At the end of each calendar year, CCFS staff from the Division of Socio-Economic Research, the Division of Modeling and Simulation, the Division of Survey Operations, the Division of Statistics and Methods Research, and the Division of Social and Economic Research, under the direction of the Center Director, begin the planning process for the subsequent year by convening a number of research planning clusters (described below) to identify generic research areas (e.g., access to health care by vulnerable populations) and specific research questions related to each generic research area. The research cluster meetings are open to all interested CCFS staff. The development of these research questions is based upon staff assessment of key research issues, the availability of MEPS and other data that can be used to address these questions, and the range of expertise of the research staff. The generic research areas and specific research questions are also assessed for their relationship to AHRQ research priorities, and the goals of the CCFS strategic plan. This process culminates with the production of the annual CCFS Research Planning Document.

Development of specific research projects begins with staff discussions of generic research areas and research questions during planning meetings of the research clusters. These clusters are organized around the research areas listed above.

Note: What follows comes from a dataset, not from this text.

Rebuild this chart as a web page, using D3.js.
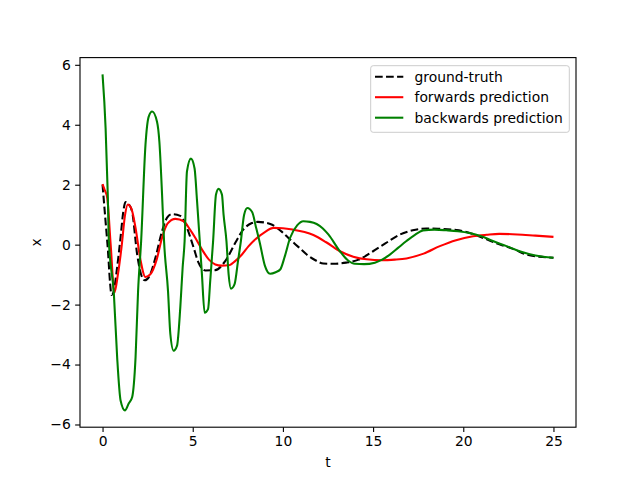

In consultation with Division Directors, CCFS staff propose specific research projects and data products as part of annual workplan development. As noted, a proposed research project reflects both Center and Agency research priorities, as developed through he planning clusters, and the specific interests and expertise of each staff member. At the workplan development stage, and at mid-year review, Division Directors review the progress of ongoing research projects and determine, given other staff responsibilities, what new projects can be undertaken during the year and the priorities to be given to new research projects.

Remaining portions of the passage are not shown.